■ **Exercise objective**
Repeat every line of the data exactly, but not the pictures.
═══ Data block
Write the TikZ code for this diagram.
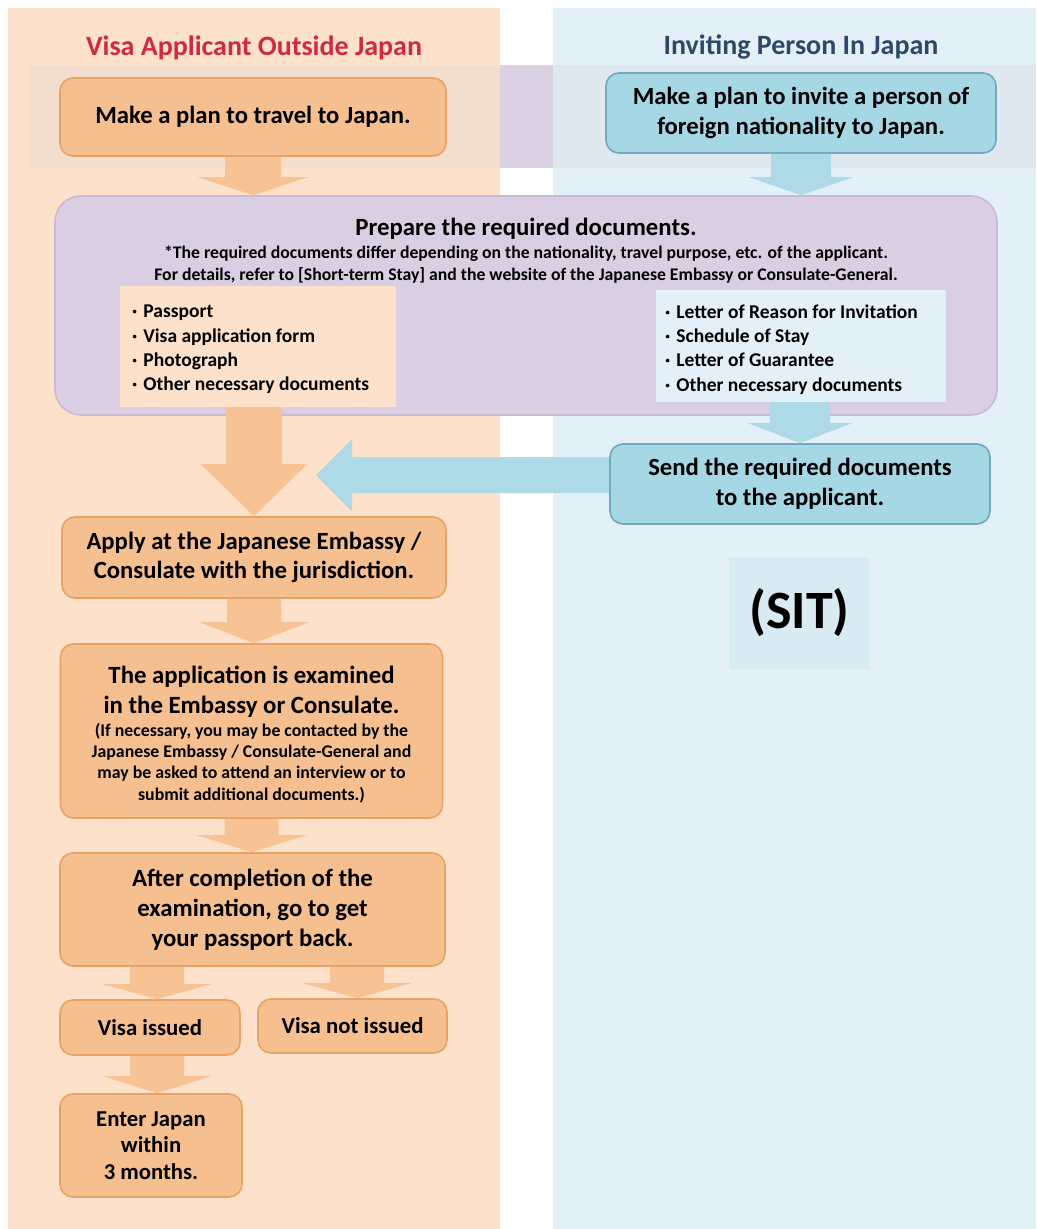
\documentclass[tikz,border=0pt]{standalone}
\usepackage{fontspec}
\setmainfont{Carlito}
\usetikzlibrary{calc}
\definecolor{peachbg}{HTML}{FDE1CA}
\definecolor{bluebg}{HTML}{E3F0F7}
\definecolor{ofill}{HTML}{F6BF8F}
\definecolor{oline}{HTML}{E9A265}
\definecolor{bfill}{HTML}{A6D7E5}
\definecolor{bline}{HTML}{72AABD}
\definecolor{pfill}{HTML}{D9CEE2}
\definecolor{pline}{HTML}{C9BAD8}
\definecolor{oarr}{HTML}{F8C394}
\definecolor{barr}{HTML}{ADDAE6}
\definecolor{titlered}{HTML}{CE2B3C}
\definecolor{titlenavy}{HTML}{2F4868}
\definecolor{bandL}{HTML}{F2DDCF}
\definecolor{bandM}{HTML}{DAD2E3}
\definecolor{bandR}{HTML}{DFE8EE}
\definecolor{sitbg}{HTML}{D8EAF2}

\newcommand{\downblk}[6]{\fill[#6] let \p1=(#1), \p2=(#2) in
  (\x1-#3,\y1) -- (\x1+#3,\y1) -- (\x1+#3,\y2+#5) -- (\x1+#4,\y2+#5) -- (\x1,\y2)
  -- (\x1-#4,\y2+#5) -- (\x1-#3,\y2+#5) -- cycle;}
\newcommand{\leftblk}[6]{\fill[#6] let \p1=(#1), \p2=(#2) in
  (\x1,\y1+#3) -- (\x1,\y1-#3) -- (\x2+#5,\y1-#3) -- (\x2+#5,\y1-#4) -- (\x2,\y1)
  -- (\x2+#5,\y1+#4) -- (\x2+#5,\y1+#3) -- cycle;}
\newcommand{\itm}{·\hspace{6pt}}

\tikzset{
  orangebox/.style={draw=oline, line width=1.6pt, fill=ofill, rounded corners=13pt,
    align=center, font=\fontsize{24.7}{29.5}\selectfont\bfseries, text=black, inner sep=0pt},
  bluebox/.style={draw=bline, line width=1.6pt, fill=bfill, rounded corners=13pt,
    align=center, font=\fontsize{24.7}{29.5}\selectfont\bfseries, text=black, inner sep=0pt},
  listbox/.style={inner sep=0pt, draw=none},
  listtext/.style={anchor=west, align=left, inner sep=0pt,
    font=\fontsize{19.5}{24.3}\selectfont\bfseries},
  plain/.style={inner sep=0pt, align=center, font=\bfseries},
  oarrow/.style={fill=oarr},
  barrow/.style={fill=barr}
}

\begin{document}
\begin{tikzpicture}[x=1pt,y=-1pt]
\useasboundingbox (0,0) rectangle (1038,1229);
\fill[white] (0,0) rectangle (1038,1229);
% column backgrounds
\fill[peachbg] (8,8) rectangle (500,1229);
\fill[bluebg] (553,8) rectangle (1036,1229);
% top band
\fill[bandL] (30,65) rectangle (500,168);
\fill[bandM] (500,65) rectangle (553,168);
\fill[bandR] (553,65) rectangle (1036,168);

% titles
\node[plain, text=titlered, font=\fontsize{28}{32}\selectfont\bfseries] (tl) at (254,48) {Visa Applicant Outside Japan};
\node[plain, text=titlenavy, font=\fontsize{28}{32}\selectfont\bfseries] (tr) at (801,47) {Inviting Person In Japan};

% top boxes
\node[orangebox, minimum width=386pt, minimum height=78pt] (b1) at (253,117) {Make a plan to travel to Japan.};
\node[bluebox, minimum width=390pt, minimum height=80pt] (b2) at (801,113) {Make a plan to invite a person of\\foreign nationality to Japan.};

% purple box
\node[draw=pline, line width=1.6pt, fill=pfill, rounded corners=26pt, minimum width=942pt, minimum height=219pt, inner sep=0pt] (pbox) at (526,305.5) {};
\node[plain, font=\fontsize{24.8}{28}\selectfont\bfseries] (ptitle) at (526,229) {Prepare the required documents.};
\node[plain, font=\fontsize{17.7}{21.5}\selectfont\bfseries] (pnote) at (526,264.5) {*The required documents differ depending on the nationality, travel purpose, etc. of the applicant.\\For details, refer to [Short-term Stay] and the website of the Japanese Embassy or Consulate-General.};
\node[listbox, fill=peachbg, minimum width=276pt, minimum height=121pt] (llist) at (258,346.5) {};
\node[listbox, fill=bluebg, minimum width=290pt, minimum height=112pt] (rlist) at (801,346) {};
\node[listtext] (llt) at (132,349.5) {\itm Passport\\\itm Visa application form\\\itm Photograph\\\itm Other necessary documents};
\node[listtext] (rlt) at (665,349.5) {\itm Letter of Reason for Invitation\\\itm Schedule of Stay\\\itm Letter of Guarantee\\\itm Other necessary documents};

% right column
\node[bluebox, minimum width=380pt, minimum height=80pt] (send) at (800,484) {Send the required documents\\to the applicant.};
\node[plain, fill=sitbg, minimum width=141pt, minimum height=112pt, font=\fontsize{54}{58}\selectfont\bfseries] (sit) at (799.5,613) {(SIT)};

% left column
\node[orangebox, minimum width=384pt, minimum height=81pt] (apply) at (254,557.5) {Apply at the Japanese Embassy /\\Consulate with the jurisdiction.};
\node[orangebox, minimum width=382pt, minimum height=174pt] (exam) at (251.5,731) {};
\node[plain, font=\fontsize{24.8}{30}\selectfont\bfseries] (examA) at (251.5,692) {The application is examined\\in the Embassy or Consulate.};
\node[plain, font=\fontsize{17.8}{21.3}\selectfont\bfseries] (examB) at (251.5,763) {(If necessary, you may be contacted by the\\Japanese Embassy / Consulate-General and\\may be asked to attend an interview or to\\submit additional documents.)};
\node[orangebox, minimum width=385pt, minimum height=113pt, font=\fontsize{24.8}{30}\selectfont\bfseries] (after) at (252.5,909.5) {After completion of the\\examination, go to get\\your passport back.};
\node[orangebox, minimum width=180pt, minimum height=55pt, font=\fontsize{22.8}{27}\selectfont\bfseries] (vi) at (150,1027.5) {Visa issued};
\node[orangebox, minimum width=189pt, minimum height=54pt, font=\fontsize{22.8}{27}\selectfont\bfseries] (vni) at (352.5,1026) {Visa not issued};
\node[orangebox, minimum width=182pt, minimum height=103pt, font=\fontsize{22.7}{26.3}\selectfont\bfseries] (enter) at (151,1145.5) {Enter Japan\\within\\3 months.};

% helper coordinates
\coordinate (cvi) at (157,0);
\coordinate (cvni) at (357,0);
\coordinate (tipL) at (316,475);

% block arrows
\downblk{b1.south}{b1.south |- pbox.north}{28}{55}{18}{oarrow}
\downblk{b2.south}{b2.south |- pbox.north}{30}{52}{18}{barrow}
\downblk{apply.north |- llist.south}{apply.north}{28}{53}{52}{oarrow}
\downblk{send.north |- rlist.south}{send.north}{30}{52}{20}{barrow}
\leftblk{send.west |- tipL}{tipL}{18}{36}{36}{barrow}
\downblk{apply.south}{exam.north}{27}{55}{21}{oarrow}
\downblk{exam.south}{after.north}{27}{55}{17}{oarrow}
\downblk{cvi |- after.south}{cvi |- vi.north}{27}{54}{15}{oarrow}
\downblk{cvni |- after.south}{cvni |- vni.north}{27}{54}{15}{oarrow}
\downblk{cvi |- vi.south}{cvi |- enter.north}{27}{54}{17}{oarrow}
\end{tikzpicture}
\end{document}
══════
■ **Solution to this exercise**
Write the TikZ code for this diagram.
\documentclass[tikz,border=0pt]{standalone}
\usepackage{fontspec}
\setmainfont{Carlito}
\usetikzlibrary{calc}
\definecolor{peachbg}{HTML}{FDE1CA}
\definecolor{bluebg}{HTML}{E3F0F7}
\definecolor{ofill}{HTML}{F6BF8F}
\definecolor{oline}{HTML}{E9A265}
\definecolor{bfill}{HTML}{A6D7E5}
\definecolor{bline}{HTML}{72AABD}
\definecolor{pfill}{HTML}{D9CEE2}
\definecolor{pline}{HTML}{C9BAD8}
\definecolor{oarr}{HTML}{F8C394}
\definecolor{barr}{HTML}{ADDAE6}
\definecolor{titlered}{HTML}{CE2B3C}
\definecolor{titlenavy}{HTML}{2F4868}
\definecolor{bandL}{HTML}{F2DDCF}
\definecolor{bandM}{HTML}{DAD2E3}
\definecolor{bandR}{HTML}{DFE8EE}
\definecolor{sitbg}{HTML}{D8EAF2}

\newcommand{\downblk}[6]{\fill[#6] let \p1=(#1), \p2=(#2) in
  (\x1-#3,\y1) -- (\x1+#3,\y1) -- (\x1+#3,\y2+#5) -- (\x1+#4,\y2+#5) -- (\x1,\y2)
  -- (\x1-#4,\y2+#5) -- (\x1-#3,\y2+#5) -- cycle;}
\newcommand{\leftblk}[6]{\fill[#6] let \p1=(#1), \p2=(#2) in
  (\x1,\y1+#3) -- (\x1,\y1-#3) -- (\x2+#5,\y1-#3) -- (\x2+#5,\y1-#4) -- (\x2,\y1)
  -- (\x2+#5,\y1+#4) -- (\x2+#5,\y1+#3) -- cycle;}
\newcommand{\itm}{·\hspace{6pt}}

\tikzset{
  orangebox/.style={draw=oline, line width=1.6pt, fill=ofill, rounded corners=13pt,
    align=center, font=\fontsize{24.7}{29.5}\selectfont\bfseries, text=black, inner sep=0pt},
  bluebox/.style={draw=bline, line width=1.6pt, fill=bfill, rounded corners=13pt,
    align=center, font=\fontsize{24.7}{29.5}\selectfont\bfseries, text=black, inner sep=0pt},
  listbox/.style={inner sep=0pt, draw=none},
  listtext/.style={anchor=west, align=left, inner sep=0pt,
    font=\fontsize{19.5}{24.3}\selectfont\bfseries},
  plain/.style={inner sep=0pt, align=center, font=\bfseries},
  oarrow/.style={fill=oarr},
  barrow/.style={fill=barr}
}

\begin{document}
\begin{tikzpicture}[x=1pt,y=-1pt]
\useasboundingbox (0,0) rectangle (1038,1229);
\fill[white] (0,0) rectangle (1038,1229);
% column backgrounds
\fill[peachbg] (8,8) rectangle (500,1229);
\fill[bluebg] (553,8) rectangle (1036,1229);
% top band
\fill[bandL] (30,65) rectangle (500,168);
\fill[bandM] (500,65) rectangle (553,168);
\fill[bandR] (553,65) rectangle (1036,168);

% titles
\node[plain, text=titlered, font=\fontsize{28}{32}\selectfont\bfseries] (tl) at (254,48) {Visa Applicant Outside Japan};
\node[plain, text=titlenavy, font=\fontsize{28}{32}\selectfont\bfseries] (tr) at (801,47) {Inviting Person In Japan};

% top boxes
\node[orangebox, minimum width=386pt, minimum height=78pt] (b1) at (253,117) {Make a plan to travel to Japan.};
\node[bluebox, minimum width=390pt, minimum height=80pt] (b2) at (801,113) {Make a plan to invite a person of\\foreign nationality to Japan.};

% purple box
\node[draw=pline, line width=1.6pt, fill=pfill, rounded corners=26pt, minimum width=942pt, minimum height=219pt, inner sep=0pt] (pbox) at (526,305.5) {};
\node[plain, font=\fontsize{24.8}{28}\selectfont\bfseries] (ptitle) at (526,229) {Prepare the required documents.};
\node[plain, font=\fontsize{17.7}{21.5}\selectfont\bfseries] (pnote) at (526,264.5) {*The required documents differ depending on the nationality, travel purpose, etc. of the applicant.\\For details, refer to [Short-term Stay] and the website of the Japanese Embassy or Consulate-General.};
\node[listbox, fill=peachbg, minimum width=276pt, minimum height=121pt] (llist) at (258,346.5) {};
\node[listbox, fill=bluebg, minimum width=290pt, minimum height=112pt] (rlist) at (801,346) {};
\node[listtext] (llt) at (132,349.5) {\itm Passport\\\itm Visa application form\\\itm Photograph\\\itm Other necessary documents};
\node[listtext] (rlt) at (665,349.5) {\itm Letter of Reason for Invitation\\\itm Schedule of Stay\\\itm Letter of Guarantee\\\itm Other necessary documents};

% right column
\node[bluebox, minimum width=380pt, minimum height=80pt] (send) at (800,484) {Send the required documents\\to the applicant.};
\node[plain, fill=sitbg, minimum width=141pt, minimum height=112pt, font=\fontsize{54}{58}\selectfont\bfseries] (sit) at (799.5,613) {(SIT)};

% left column
\node[orangebox, minimum width=384pt, minimum height=81pt] (apply) at (254,557.5) {Apply at the Japanese Embassy /\\Consulate with the jurisdiction.};
\node[orangebox, minimum width=382pt, minimum height=174pt] (exam) at (251.5,731) {};
\node[plain, font=\fontsize{24.8}{30}\selectfont\bfseries] (examA) at (251.5,692) {The application is examined\\in the Embassy or Consulate.};
\node[plain, font=\fontsize{17.8}{21.3}\selectfont\bfseries] (examB) at (251.5,763) {(If necessary, you may be contacted by the\\Japanese Embassy / Consulate-General and\\may be asked to attend an interview or to\\submit additional documents.)};
\node[orangebox, minimum width=385pt, minimum height=113pt, font=\fontsize{24.8}{30}\selectfont\bfseries] (after) at (252.5,909.5) {After completion of the\\examination, go to get\\your passport back.};
\node[orangebox, minimum width=180pt, minimum height=55pt, font=\fontsize{22.8}{27}\selectfont\bfseries] (vi) at (150,1027.5) {Visa issued};
\node[orangebox, minimum width=189pt, minimum height=54pt, font=\fontsize{22.8}{27}\selectfont\bfseries] (vni) at (352.5,1026) {Visa not issued};
\node[orangebox, minimum width=182pt, minimum height=103pt, font=\fontsize{22.7}{26.3}\selectfont\bfseries] (enter) at (151,1145.5) {Enter Japan\\within\\3 months.};

% helper coordinates
\coordinate (cvi) at (157,0);
\coordinate (cvni) at (357,0);
\coordinate (tipL) at (316,475);

% block arrows
\downblk{b1.south}{b1.south |- pbox.north}{28}{55}{18}{oarrow}
\downblk{b2.south}{b2.south |- pbox.north}{30}{52}{18}{barrow}
\downblk{apply.north |- llist.south}{apply.north}{28}{53}{52}{oarrow}
\downblk{send.north |- rlist.south}{send.north}{30}{52}{20}{barrow}
\leftblk{send.west |- tipL}{tipL}{18}{36}{36}{barrow}
\downblk{apply.south}{exam.north}{27}{55}{21}{oarrow}
\downblk{exam.south}{after.north}{27}{55}{17}{oarrow}
\downblk{cvi |- after.south}{cvi |- vi.north}{27}{54}{15}{oarrow}
\downblk{cvni |- after.south}{cvni |- vni.north}{27}{54}{15}{oarrow}
\downblk{cvi |- vi.south}{cvi |- enter.north}{27}{54}{17}{oarrow}
\end{tikzpicture}
\end{document}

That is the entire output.